Infine, sin dai primi mesi del conflitto, è stato comunicato che le sanzioni imposte dall’Europa e dagli Usa avrebbero condotto la Russia all’inevitabile tracollo economico. Anche in questo caso, bastava un piccolo sforzo di ricerca e di studio per capire che le sanzioni sono uno strumento del diritto internazionale da applicare in situazione di questo tipo senza, però, aspettarsi che gli effetti avvengano quasi subito. Abbiamo numerosi esempi empirici che dimostrano il contrario, riassunti efficacemente nel sito Database Global Sanctions.

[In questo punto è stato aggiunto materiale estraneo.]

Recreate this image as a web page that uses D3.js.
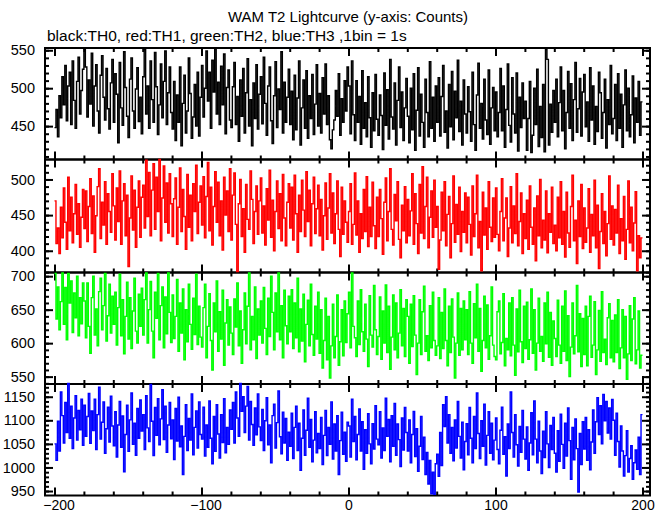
<!DOCTYPE html>
<html>
<head>
<meta charset="utf-8">
<script src="https://cdn.jsdelivr.net/npm/d3@7"></script>
<style>
  html, body { margin: 0; padding: 0; background: #fff; }
  svg { display: block; }
  text { font-family: "Liberation Sans", Arial, sans-serif; fill: #000; }
</style>
</head>
<body>
<svg id="chart" width="669" height="515"></svg>
<script>
// ---------------- DATA ----------------
const titleText = "WAM T2 Lightcurve (y-axis: Counts)";
const subtitleText = "black:TH0, red:TH1, green:TH2, blue:TH3 ,1bin = 1s";
const timeStart = -200;   // first bin start (s), 1 bin = 1 s
const xTickLabels = [-200, -100, 0, 100, 200];

const th0 = [
448,472,436,490,461,515,478,530,457,503,521,452,536,484,447,509,541,466,497,525,
552,528,462,511,479,546,450,503,531,470,441,517,543,488,458,526,473,446,507,538,
455,519,492,428,534,474,451,548,501,463,435,512,540,470,447,499,527,456,488,440,
515,551,466,503,447,536,485,455,547,502,439,478,532,461,509,549,452,494,528,468,
446,509,431,491,455,528,424,480,517,441,470,540,493,434,462,505,450,521,437,488,
530,462,500,549,483,521,447,537,495,552,466,508,452,529,478,545,440,501,524,458,
448,502,534,452,489,430,511,463,526,441,494,539,450,485,424,507,460,531,446,492,
515,453,541,480,438,503,528,457,427,490,535,448,499,472,548,441,508,455,488,525,
452,496,432,517,445,487,536,425,474,511,447,523,434,490,460,518,439,479,531,450,
493,441,514,466,532,452,490,432,420,445,458,497,463,519,438,486,455,510,470,528,
503,440,536,465,431,510,455,489,426,523,447,481,436,515,461,422,494,444,518,459,
438,491,464,419,520,451,498,433,538,462,446,507,425,484,528,448,495,431,474,513,
463,428,500,445,519,418,471,527,437,492,455,422,512,468,436,535,447,488,430,503,
455,514,437,489,530,442,470,421,505,449,522,432,496,461,537,443,483,425,511,466,
441,502,469,430,521,452,418,491,533,447,480,433,512,458,439,524,426,474,501,444,
495,436,468,526,444,503,422,472,532,451,429,514,466,441,520,417,488,448,507,460,
483,418,460,509,415,438,500,452,525,423,476,435,505,416,551,538,425,479,442,497,
455,512,436,481,528,444,497,420,468,522,447,506,431,485,534,442,473,513,437,495,
518,449,482,430,527,458,503,426,476,443,521,494,434,468,512,421,485,452,530,440,
460,505,431,519,447,492,422,478,524,444,500,436,465,516,428,487,455,509,438,482
];

const th1 = [
470,410,432,396,461,418,488,440,402,503,428,475,411,452,493,423,466,405,447,486,
431,484,413,462,501,424,477,398,449,490,515,417,468,436,497,409,480,455,426,508,
463,415,488,441,512,409,470,494,421,478,378,446,505,429,485,405,461,498,419,475,
492,432,527,448,510,421,485,522,430,503,455,528,414,474,519,440,495,425,508,466,
420,473,502,409,461,516,427,486,448,402,507,433,478,414,494,455,520,424,468,491,
436,504,418,476,524,428,489,408,462,511,440,496,421,470,401,503,450,484,427,515,
415,478,509,437,371,466,500,420,459,398,493,444,430,512,472,410,455,491,423,470,
502,425,463,408,487,443,513,419,471,400,455,498,431,480,414,507,446,407,468,494,
432,489,415,506,452,398,478,427,499,457,420,511,441,485,407,466,503,424,459,492,
421,472,401,449,495,416,460,508,425,481,410,452,498,430,392,489,423,470,440,412,
455,494,409,437,509,422,470,398,452,417,486,427,504,406,461,420,496,435,403,475,
420,486,445,395,468,502,414,455,515,430,408,479,442,497,416,390,464,428,490,411,
472,421,456,508,409,480,438,396,493,425,518,417,462,503,404,447,484,419,499,433,
462,374,415,482,428,497,407,451,476,390,438,505,412,465,423,489,399,455,426,481,
411,475,437,394,491,420,452,506,404,441,372,482,422,460,402,497,433,413,474,419,
488,423,400,455,501,414,446,474,392,432,490,411,463,424,508,407,441,481,396,452,
417,471,402,491,433,409,460,386,477,421,500,404,443,415,484,397,452,426,489,410,
436,400,475,418,497,409,455,391,482,425,405,462,506,414,443,382,470,420,493,403,
460,412,432,487,398,451,421,499,404,464,375,427,480,410,455,393,438,505,416,463,
408,458,425,492,396,445,414,476,388,430,498,411,461,400,439,483,372,421,390,418
];

const th2 = [
704,636,684,620,662,705,628,683,605,704,660,693,616,675,638,700,611,668,629,690,
663,608,690,625,585,668,700,612,651,596,677,697,620,656,704,603,641,688,615,670,
628,676,597,653,703,611,665,584,640,691,606,668,592,648,697,618,600,673,625,682,
612,665,705,600,650,692,618,578,676,637,704,605,656,684,593,669,614,705,646,601,
672,607,640,695,588,660,615,681,575,650,602,688,628,591,667,613,703,598,655,609,
594,653,688,578,625,674,604,560,660,617,693,588,647,606,679,567,630,665,597,654,
615,583,666,624,690,596,648,570,620,675,599,655,705,590,640,605,684,577,651,612,
663,600,683,622,583,667,610,700,646,590,675,617,705,605,656,578,679,626,599,670,
617,680,592,660,608,697,587,651,603,673,572,628,664,596,688,613,582,655,606,676,
585,650,563,604,667,575,640,548,596,658,578,610,672,567,602,650,581,663,601,644,
676,593,705,625,608,580,663,598,680,617,588,658,606,565,671,612,594,686,620,583,
610,669,576,648,600,687,586,655,561,609,672,590,660,578,615,680,596,652,580,665,
640,570,658,595,671,612,553,600,665,583,647,685,588,611,574,656,593,676,604,582,
596,668,577,646,592,681,604,566,655,586,666,609,548,600,675,582,652,590,663,605,
650,583,677,600,570,659,608,688,588,652,558,604,670,593,657,576,611,684,597,580,
575,647,663,584,601,674,566,607,590,660,581,668,597,552,651,587,679,602,571,655,
592,661,576,605,681,585,650,560,600,667,588,610,573,660,599,676,579,646,567,633,
607,580,664,597,570,655,588,678,574,641,550,594,660,584,611,686,587,644,565,637,
583,655,566,640,670,579,597,662,553,590,649,573,677,586,606,568,638,659,578,634,
572,642,586,665,562,593,650,578,640,546,584,656,574,636,668,569,590,648,563,582
];

const th3 = [
1050,1015,1098,1035,1160,1110,1052,1138,1074,1178,1062,1130,1040,1105,1152,1058,1121,1080,1145,1047,
1132,1066,1108,1157,1051,1120,1078,1145,1038,1112,1170,1060,1096,1139,1030,1082,1128,1054,1151,1088,
1046,1118,1022,1090,1140,1043,1109,991,1070,1132,1034,1101,1158,1049,1094,1026,1125,1062,1143,1077,
1112,1038,1152,1084,1055,1176,1098,1025,1127,1068,1146,1048,1103,1165,1059,1130,1032,1090,1138,1061,
1101,1017,1125,1056,1149,1044,1088,985,1066,1133,1036,1104,1058,1156,1027,1085,1120,1041,1139,1070,
1060,1128,1024,1090,1043,1141,1062,1008,1108,1034,1133,1071,1020,1112,1053,1146,1031,1085,1049,1122,
1081,1138,1052,1160,1105,1066,1178,1119,1150,1074,1130,1172,1058,1140,1091,1047,1126,1069,1156,1086,
1057,1123,1036,1099,1148,1048,1090,1010,1110,1134,1041,1095,1162,1065,1029,1117,1052,1104,1015,1075,
1045,1115,1019,1085,1130,1036,1094,994,1062,1122,1026,1079,1147,1043,1102,1012,1058,1118,1031,1072,
1040,1106,1006,1068,1121,1025,1085,1049,1139,1018,1092,1035,1110,985,1057,1117,1028,1075,1013,1096,
1088,1022,1145,1055,1108,1016,1070,1124,1035,1097,996,1080,1030,1114,1050,1008,1093,1039,1131,1060,
1048,1118,1020,1084,1036,1147,1066,1102,1012,1110,1045,1136,1026,1092,1059,1002,1105,1037,1127,1074,
1035,1101,1010,1070,1119,1023,1082,992,1045,1108,1017,1064,985,1032,965,1015,944,990,943,1008,
1028,981,1074,1004,1133,1087,1150,1052,1112,1030,1085,1014,1101,1041,1140,1066,1020,1096,995,1055,
1093,1027,1127,1062,1010,1108,1040,1158,1072,1019,1099,1045,1134,1005,1068,1118,1030,1094,1016,1058,
1105,1038,1008,1079,1128,1028,1065,982,1092,1040,1160,1074,1022,1112,1048,1003,1087,1032,1121,1060,
1018,1086,994,1052,1116,1027,1141,1060,1010,1098,1035,987,1077,1021,1118,1050,1000,1089,1038,1106,
1030,990,1078,1013,1113,1049,998,1094,1024,1126,1057,975,1085,1016,1103,1040,948,1072,1006,1097,
1039,1106,1015,1080,995,1054,1122,1030,1097,1148,1070,1131,1050,1155,1099,1140,1073,1126,1060,1144,
1100,1026,1115,1055,1001,1088,1035,982,1025,1078,990,1019,1046,975,1010,1037,996,1064,985,1112
];

const seriesColors = ["#000000", "#ff0000", "#00ff00", "#0000ff"];
const yDomains = [[406, 553], [369.5, 528], [539, 705.5], [940.5, 1177]];
const yMajorTicks = [[450, 500, 550], [400, 450, 500], [550, 600, 650, 700], [950, 1000, 1050, 1100, 1150]];

// ---------------- LAYOUT ----------------
const svg = d3.select("#chart");
const frameL = 45, frameR = 650;
const panelEdges = [48, 159.5, 272.5, 384, 495.5];
const x = d3.scaleLinear().domain([-200, 200]).range([54.5, 642.5]);
const allSeries = [th0, th1, th2, th3];
const fontSize = 14.5;
const fontFam = '"Liberation Sans", Arial, sans-serif';

svg.append("text").attr("x", 348).attr("y", 22).attr("text-anchor", "middle")
  .style("font-size", "15px").text(titleText);
svg.append("text").attr("x", 47).attr("y", 41)
  .style("font-size", "15.5px").text(subtitleText);

const xMinor = d3.range(-200, 201, 20);
const frameG = svg.append("g");
const dataG = svg.append("g");

allSeries.forEach((vals, p) => {
  const top = panelEdges[p], bot = panelEdges[p + 1];
  const y = d3.scaleLinear().domain(yDomains[p]).range([bot, top]);
  const lo = Math.ceil(yDomains[p][0] / 10) * 10;
  const yMinor = d3.range(lo, yDomains[p][1], 10);

  const g = frameG.append("g");
  const axL = g.append("g").attr("transform", `translate(${frameL},0)`)
    .call(d3.axisLeft(y).tickValues(yMajorTicks[p]).tickSize(-8).tickPadding(10).tickFormat(d3.format("d")));
  axL.selectAll("text").style("font-size", fontSize + "px").style("font-family", fontFam);
  g.append("g").attr("transform", `translate(${frameL},0)`)
    .call(d3.axisLeft(y).tickValues(yMinor).tickSize(-4).tickFormat(""));
  g.append("g").attr("transform", `translate(${frameR},0)`)
    .call(d3.axisRight(y).tickValues(yMajorTicks[p]).tickSize(-8).tickFormat(""));
  g.append("g").attr("transform", `translate(${frameR},0)`)
    .call(d3.axisRight(y).tickValues(yMinor).tickSize(-4).tickFormat(""));
  [[top, d3.axisTop], [bot, d3.axisBottom]].forEach(([yy, ax]) => {
    g.append("g").attr("transform", `translate(0,${yy})`)
      .call(ax(x).tickValues(xTickLabels).tickSize(-8).tickFormat(""));
    g.append("g").attr("transform", `translate(0,${yy})`)
      .call(ax(x).tickValues(xMinor).tickSize(-4).tickFormat(""));
  });
  g.selectAll(".domain").remove();
  g.selectAll(".tick line").attr("stroke", "#000").attr("stroke-width", 2);
  g.append("rect").attr("x", frameL).attr("y", top).attr("width", frameR - frameL).attr("height", bot - top)
    .attr("fill", "none").attr("stroke", "#000").attr("stroke-width", 2);

  const pts = vals.map((v, i) => [timeStart + i, v]);
  pts.push([timeStart + vals.length, vals[vals.length - 1]]);
  const line = d3.line().x(d => x(d[0])).y(d => y(d[1])).curve(d3.curveStepAfter);
  dataG.append("path").attr("d", line(pts)).attr("fill", "none")
    .attr("stroke", seriesColors[p]).attr("stroke-width", 1.4);
});

const bottomAxis = svg.append("g").attr("transform", `translate(0,${panelEdges[4]})`)
  .call(d3.axisBottom(x).tickValues(xTickLabels).tickSize(0).tickPadding(5)
    .tickFormat(d => (d < 0 ? "\u2212" : "") + Math.abs(d)));
bottomAxis.select(".domain").remove();
bottomAxis.selectAll("text").style("font-size", "14px").style("font-family", fontFam)
  .attr("dx", d => d < 0 ? 4 : 0);
</script>
</body>
</html>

Potremmo andare avanti con altri esempi: ma quelli citati sono sufficienti per capire che la sconfitta della Russia – e, ricordiamolo, di una potenza nucleare – è sempre stata un’aspettativa poco credibile per chi avesse considerato più realisticamente la situazione. Un mero errore di valutazione delle classi dirigenti, in primis quella americana (dove sono finiti i cremlinologi dei tempi della Guerra fredda?), o una deliberata scelta per interessi di parte? Perché, quindi, insistere con questo tipo di narrazione che, con il passare del tempo, è risultata sempre meno credibile?

Ci sono, come tutti i fenomeni sociali, un insieme di variabili che spiegano questa errata percezione della débâcle russa.

Sì, la Russia di Putin è decisamente più fragile rispetto al passato, soprattutto economicamente, ma il capo del Cremlino è riuscito a girare il coltello dalla parte del manico, sfruttando anche gli errori dei leader occidentali. Lo aveva capito anche Aleksej Navalny che, nel suo libro postumo Patriot, ci ha avvertito: «La verità è che sottovalutiamo la resilienza delle autocrazie nel mondo moderno».